Radykalizm Ewangelii - 8 IX 2013
23. Niedziela zwykła
Ewangelia: Łk 14, 25-33
Najlepszym komentarzem do Ewangelii tej niedzieli są słowa Jezusa do Kościoła w Laodycei: Znam twoje czyny, że ani zimny, ani gorący nie jesteś. Obyś był zimny albo gorący! (Ap 3, 15).
Nie można być uczniem Jezusa tylko od święta lub podczas uroczystości rodzinnych, które wzbogaca zamówiona z prośbą o błogosławieństwo Msza święta. Ewangelia nie znosi połowiczności i kompromisów. Domaga się jasnego opowiedzenia się za Jezusem lub przeciw Niemu. A człowiek dzisiaj nie lubi takich deklaracji. Woli pozostawać w półcieniu. Nie lubi także czegoś tracić, z czegoś rezygnować. Dlatego chce pogodzić wszystko z sobą. Jakie miejsce w moim życiu zajmuje Ewangelia? Czy umiem podejmować jasne decyzje?

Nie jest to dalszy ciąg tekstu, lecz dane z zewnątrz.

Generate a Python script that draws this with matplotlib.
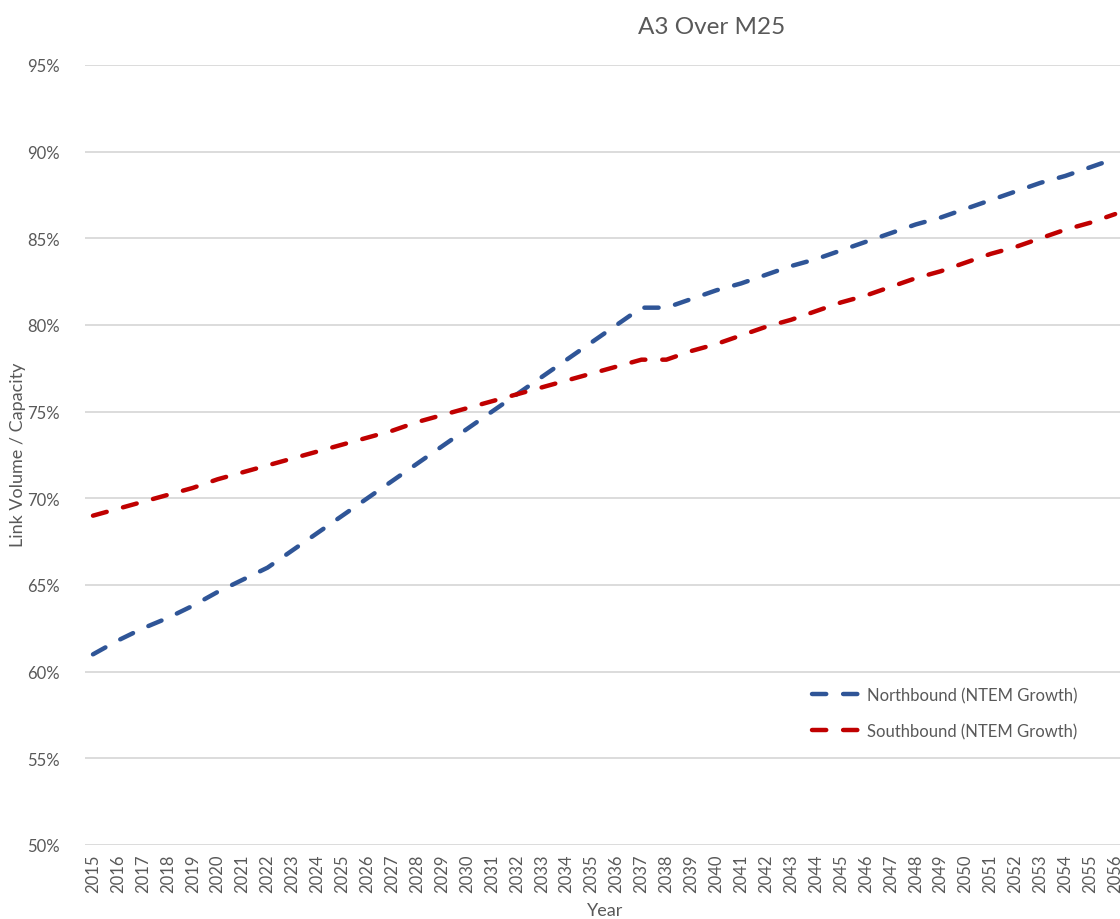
import matplotlib
matplotlib.use("Agg")
import matplotlib.pyplot as plt
from matplotlib.ticker import FuncFormatter

years = list(range(2015, 2057))
northbound = [61.0, 61.8, 62.5, 63.1, 63.8, 64.6, 65.3, 66.0, 67.0, 68.0,
              69.0, 70.0, 71.0, 72.0, 73.0, 74.0, 75.0, 76.0, 77.0, 78.0,
              79.0, 80.0, 81.0, 81.0, 81.5, 82.0, 82.4, 82.9, 83.4, 83.8,
              84.3, 84.8, 85.3, 85.8, 86.2, 86.7, 87.2, 87.7, 88.2, 88.6,
              89.1, 89.6]
southbound = [69.0, 69.4, 69.8, 70.2, 70.6, 71.1, 71.5, 71.9, 72.3, 72.7,
              73.1, 73.5, 73.9, 74.4, 74.8, 75.2, 75.6, 76.0, 76.4, 76.8,
              77.2, 77.6, 78.0, 78.0, 78.5, 78.9, 79.4, 79.9, 80.3, 80.8,
              81.3, 81.7, 82.2, 82.7, 83.1, 83.6, 84.1, 84.5, 85.0, 85.5,
              85.9, 86.4]
series_labels = ["Northbound (NTEM Growth)", "Southbound (NTEM Growth)"]
title = "A3 Over M25"
y_ticks = [50, 55, 60, 65, 70, 75, 80, 85, 90, 95]

plt.rcParams['font.family'] = ['Lato', 'DejaVu Sans']
text_col = '#595959'

fig = plt.figure(figsize=(11.2, 9.2), dpi=100)
ax = fig.add_axes([85/1120, 1-846/920, 1-85/1120, (846-66)/920])

ax.plot(years, northbound, color='#2F5597', lw=3.2, dashes=(3.2, 3.8),
        dash_capstyle='round', label=series_labels[0])
ax.plot(years, southbound, color='#C00000', lw=3.2, dashes=(3.2, 3.8),
        dash_capstyle='round', label=series_labels[1])

ax.set_ylim(50, 95)
ax.set_xlim(2015 - 8/24.93, 2015 + (1120-93)/24.93)
ax.set_yticks(y_ticks)
ax.yaxis.set_major_formatter(FuncFormatter(lambda v, p: f"{v:.0f}%"))
ax.set_xticks(years)
ax.set_xticklabels([str(y) for y in years], rotation=90)
ax.tick_params(axis='both', length=0, colors=text_col, labelsize=12)
ax.tick_params(axis='y', pad=18)
ax.tick_params(axis='x', pad=6)
ax.grid(axis='y', color='#d9d9d9', lw=1.3)
ax.set_axisbelow(True)
for s in ax.spines.values():
    s.set_visible(False)

ax.set_ylabel("Link Volume / Capacity", color=text_col, fontsize=13, va='center')
ax.yaxis.set_label_coords((18 - 85) / (1120 - 85), (846 - 455) / (846 - 66))
ax.set_xlabel("Year", color=text_col, fontsize=13, va='center')
ax.xaxis.set_label_coords((605 - 85) / (1120 - 85), -(911 - 846) / (846 - 66))
fig.text(712/1120, 1-27/920, title, ha='center', va='center', color=text_col, fontsize=17.5)

leg = ax.legend(loc='upper left', bbox_to_anchor=((797-85)/(1120-85), 1-(673-66)/(846-66)),
                frameon=False, fontsize=12, labelcolor=text_col, handlelength=3.3,
                labelspacing=1.2, handletextpad=0.0)

fig.savefig("out.png", dpi=100, facecolor='white')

Nie może być uczniem Chrystusa ktoś, kto przedkłada więzy z krewnymi i przyjaciółmi nad Pana. Przywiązanie do bliskich może być powodem lęku przed wyrażeniem niewygodnej prawdy. Może być powodem braku czasu na modlitwę, na pogłębianie swej wiary, na poznanie Pana. To przywiązanie nieraz sprawia, że trudno mi odkryć i pójść za moim powołaniem. Czy moje relacje z bliskimi nie zamykają mnie na Boga, na innych?
Nie może być uczniem Chrystusa ktoś, kto przedkłada nad Niego swoją wygodę i przyjemność. Jeśli nie ma we mnie gotowości do znoszenia niewygody, podejmowania trudów i do ofiarności w działaniu, to nigdy nie zdecyduję się, aby podjąć służbę dla Jezusa, służąc Mu w bliźnich. Będę raczej szukał okazji do tego, aby to inni mi pomagali, wspierali mnie i ułatwiali mi życie. Nie mogę być uczniem Chrystusa bez przekraczania swego egoizmu. Nie ma ucznia Chrystusa bez podjęcia codziennego krzyża. Jaki jest mój styl życia? Czy umiem cierpieć niedostatek i znosić niewygody, jeśli tego wymaga wierność Jezusowi?